Reproduce the full listing below unchanged, apart from the pictures.

→ **Raw data**:
++++++++++++++++++++

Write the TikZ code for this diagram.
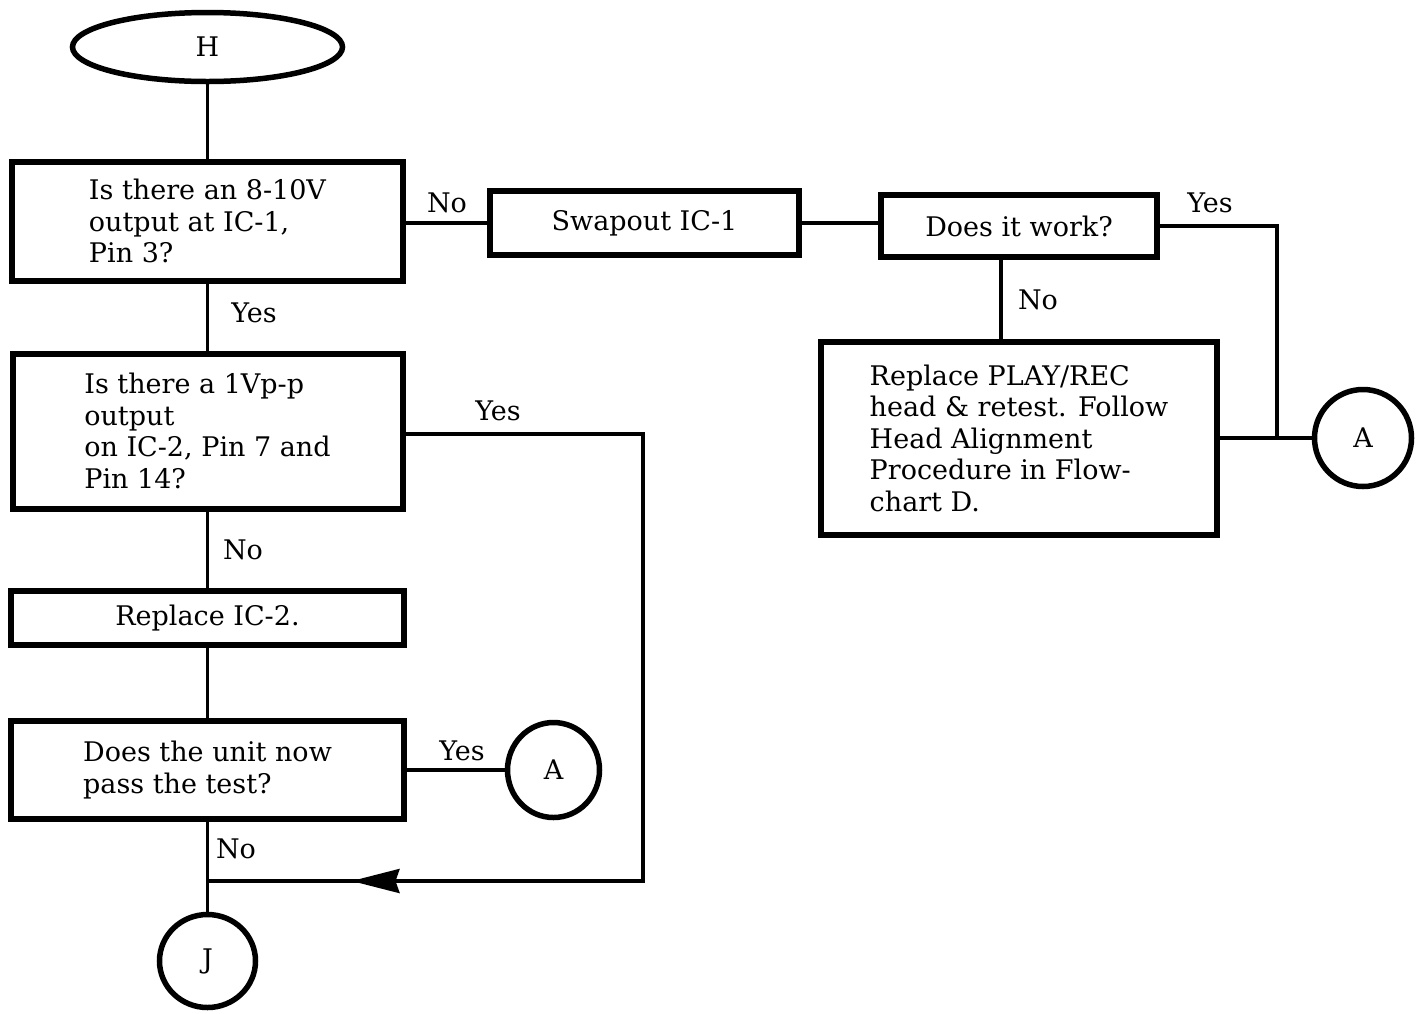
\documentclass[tikz,border=0pt]{standalone}
\usepackage{fontspec}
\setmainfont{DejaVu Serif}
\usetikzlibrary{arrows.meta,decorations.markings,shapes.geometric}
\begin{document}
\begin{tikzpicture}[x=1pt,y=-1pt,
  box/.style={draw,line width=6pt,inner sep=0pt,align=left,
    font=\fontsize{27}{31.5}\selectfont},
  term/.style={draw,line width=5.5pt,ellipse,inner sep=0pt,
    font=\fontsize{27}{30}\selectfont},
  conn/.style={line width=3.5pt},
  lbl/.style={inner sep=0pt,font=\fontsize{27}{30}\selectfont},
  midarrow/.style={postaction={decorate},decoration={markings,
    mark=at position -144pt with {\arrow{Stealth[length=48pt,width=24pt,inset=4pt]}}}}]
\useasboundingbox (0,0) rectangle (1423,1013);

% nodes
\node[term,minimum width=270,minimum height=69] (H) at (207.5,47) {H};
\node[box,minimum width=391,minimum height=119] (b1) at (207.5,221) {Is there an 8-10V\\output at IC-1,\\Pin 3?};
\node[box,minimum width=309,minimum height=64] (swap) at (644.5,223) {Swapout IC-1};
\node[box,minimum width=276,minimum height=62] (work) at (1019,226) {Does it work?};
\node[box,minimum width=396,minimum height=193] (play) at (1019,438) {Replace PLAY/REC\\head \& retest. Follow\\Head Alignment\\Procedure in Flow-\\chart D.};
\node[term,minimum width=97,minimum height=97] (A1) at (1363,438) {A};
\node[box,minimum width=390,minimum height=155] (b2) at (207.5,431) {Is there a 1Vp-p\\output\\on IC-2, Pin 7 and\\Pin 14?};
\node[box,minimum width=393,minimum height=54] (b3) at (207.5,618) {Replace IC-2.};
\node[box,minimum width=393,minimum height=98] (b4) at (207.5,770) {Does the unit now\\pass the test?};
\node[term,minimum width=92,minimum height=95] (A2) at (553.5,770) {A};
\node[term,minimum width=96,minimum height=93] (J) at (207.5,961) {J};

% junction coordinates
\coordinate (jA) at (1277,438);
\coordinate (c1) at (643,434);
\coordinate (c2) at (643,881);
\coordinate (jn) at (207.5,881);
\coordinate (wN) at (1001,257);

% connectors
\draw[conn] (H.south) -- (b1.north);
\draw[conn] (b1.east |- swap.west) -- (swap.west);
\draw[conn] (swap.east) -- (swap.east -| work.west);
\draw[conn] (work.east) -| (jA);
\draw[conn] (wN) -- (wN |- play.north);
\draw[conn] (play.east) -- (A1.west);
\draw[conn] (b1.south) -- (b2.north);
\draw[conn,midarrow] (b2.east |- c1) -- (c1) -- (c2) -- (jn);
\draw[conn] (b2.south) -- (b3.north);
\draw[conn] (b3.south) -- (b4.north);
\draw[conn] (b4.east) -- (A2.west);
\draw[conn] (b4.south) -- (J.north);

% labels
\node[lbl] (l1) at (447,203) {No};
\node[lbl] (l2) at (1210,203) {Yes};
\node[lbl] (l3) at (1038,300) {No};
\node[lbl] (l4) at (254,313) {Yes};
\node[lbl] (l5) at (498,411) {Yes};
\node[lbl] (l6) at (243,550) {No};
\node[lbl] (l7) at (462,751) {Yes};
\node[lbl] (l8) at (236,849) {No};
\end{tikzpicture}
\end{document}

++++++++++++++++++++

→ **Solution for this problem**:
Write the TikZ code for this diagram.
\documentclass[tikz,border=0pt]{standalone}
\usepackage{fontspec}
\setmainfont{DejaVu Serif}
\usetikzlibrary{arrows.meta,decorations.markings,shapes.geometric}
\begin{document}
\begin{tikzpicture}[x=1pt,y=-1pt,
  box/.style={draw,line width=6pt,inner sep=0pt,align=left,
    font=\fontsize{27}{31.5}\selectfont},
  term/.style={draw,line width=5.5pt,ellipse,inner sep=0pt,
    font=\fontsize{27}{30}\selectfont},
  conn/.style={line width=3.5pt},
  lbl/.style={inner sep=0pt,font=\fontsize{27}{30}\selectfont},
  midarrow/.style={postaction={decorate},decoration={markings,
    mark=at position -144pt with {\arrow{Stealth[length=48pt,width=24pt,inset=4pt]}}}}]
\useasboundingbox (0,0) rectangle (1423,1013);

% nodes
\node[term,minimum width=270,minimum height=69] (H) at (207.5,47) {H};
\node[box,minimum width=391,minimum height=119] (b1) at (207.5,221) {Is there an 8-10V\\output at IC-1,\\Pin 3?};
\node[box,minimum width=309,minimum height=64] (swap) at (644.5,223) {Swapout IC-1};
\node[box,minimum width=276,minimum height=62] (work) at (1019,226) {Does it work?};
\node[box,minimum width=396,minimum height=193] (play) at (1019,438) {Replace PLAY/REC\\head \& retest. Follow\\Head Alignment\\Procedure in Flow-\\chart D.};
\node[term,minimum width=97,minimum height=97] (A1) at (1363,438) {A};
\node[box,minimum width=390,minimum height=155] (b2) at (207.5,431) {Is there a 1Vp-p\\output\\on IC-2, Pin 7 and\\Pin 14?};
\node[box,minimum width=393,minimum height=54] (b3) at (207.5,618) {Replace IC-2.};
\node[box,minimum width=393,minimum height=98] (b4) at (207.5,770) {Does the unit now\\pass the test?};
\node[term,minimum width=92,minimum height=95] (A2) at (553.5,770) {A};
\node[term,minimum width=96,minimum height=93] (J) at (207.5,961) {J};

% junction coordinates
\coordinate (jA) at (1277,438);
\coordinate (c1) at (643,434);
\coordinate (c2) at (643,881);
\coordinate (jn) at (207.5,881);
\coordinate (wN) at (1001,257);

% connectors
\draw[conn] (H.south) -- (b1.north);
\draw[conn] (b1.east |- swap.west) -- (swap.west);
\draw[conn] (swap.east) -- (swap.east -| work.west);
\draw[conn] (work.east) -| (jA);
\draw[conn] (wN) -- (wN |- play.north);
\draw[conn] (play.east) -- (A1.west);
\draw[conn] (b1.south) -- (b2.north);
\draw[conn,midarrow] (b2.east |- c1) -- (c1) -- (c2) -- (jn);
\draw[conn] (b2.south) -- (b3.north);
\draw[conn] (b3.south) -- (b4.north);
\draw[conn] (b4.east) -- (A2.west);
\draw[conn] (b4.south) -- (J.north);

% labels
\node[lbl] (l1) at (447,203) {No};
\node[lbl] (l2) at (1210,203) {Yes};
\node[lbl] (l3) at (1038,300) {No};
\node[lbl] (l4) at (254,313) {Yes};
\node[lbl] (l5) at (498,411) {Yes};
\node[lbl] (l6) at (243,550) {No};
\node[lbl] (l7) at (462,751) {Yes};
\node[lbl] (l8) at (236,849) {No};
\end{tikzpicture}
\end{document}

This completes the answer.